メスの場合、卵の部分はチーズのような香りと食感で、また違った味わいが楽しめます。身も卵も、日本酒との相性は抜群です!
食べ方その2 お茶漬け
スライスした鮒寿司を2~3切れと飯を少し、ご飯の上に乗せて、お好みで塩を振ります。(お醤油でもおいしいです。色々試してみてください!)
上から熱いお茶をかけると、マイルドになった酸味とコクがとってもおいしい!お茶漬けになります。
寒い日に食べると体も温まるのでイチオシです!
食べ方その3 お吸い物
こちらも簡単、鮒寿司2~3切れをお椀に入れ、熱いお湯をかけて数分蒸らすだけ!ほんのり脂のコクと、鮒寿司の旨味が体に染み渡るよう。薄めのお出汁を入れてもおいしいです!頭やしっぽをお吸い物にするのもおすすめ。
食べ方その4 変わり種?
鮒寿司は魚を使った発酵食品ですので、アンチョビのように使ってもおいしいのです。
チーズと共にクラッカーに乗せて食べたり、パスタに使ったりはもちろん、マッシュルームやいんげん豆と炒めればあっさり、ニンニクとウインナー、じゃがいもと炒めればビールのおつまみにぴったり…と、色々な楽しみ方ができます。
まとめ
平安時代から食べられていた、歴史ある鮒寿司。今は通販などでどこにいても手に入れられるようになりました。そんな鮒寿司についてのまとめです。

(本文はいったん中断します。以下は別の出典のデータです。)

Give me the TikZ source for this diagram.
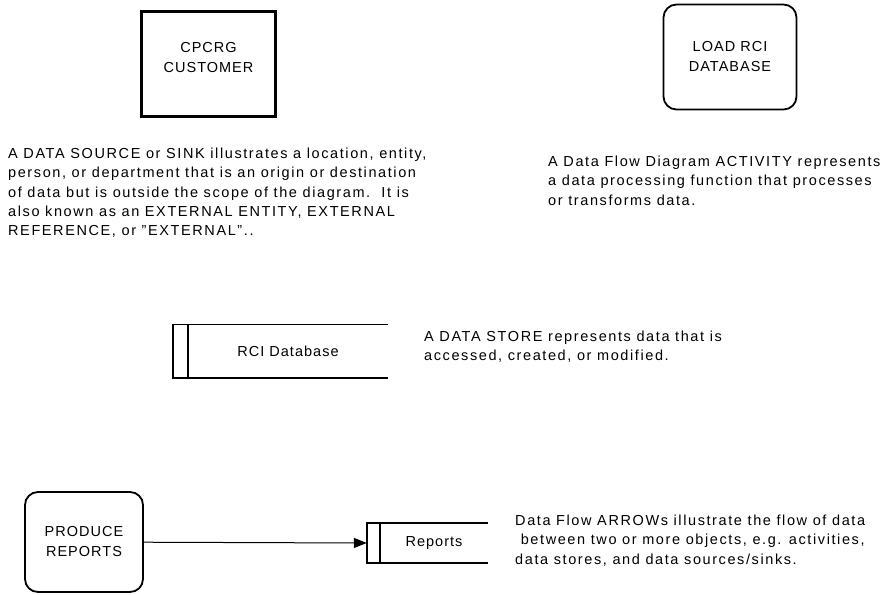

2. 春に漬け始めたものは晩秋のころに食べられるようになる。
3. 鮒寿司をはじめとする熟れ寿司は平安中期ころにはもう食べられていた!東南アジアなどでも似たものがある
4. 元々は熟れ寿司こそがお寿司の本来の姿。今主流のお寿司は江戸時代に流行した「江戸前寿司」と呼ばれるもの
5. 鮒寿司の食べ方は色々ある!アンチョビのように使う方法も
発酵食品がお好きな方はきっと気に入るはず?な鮒寿司。食べたことが無い方は、ぜひチャレンジしてみてください。
元々お好きな方も、まだまだ色んな食べ方がありますので、試してみてくださいね!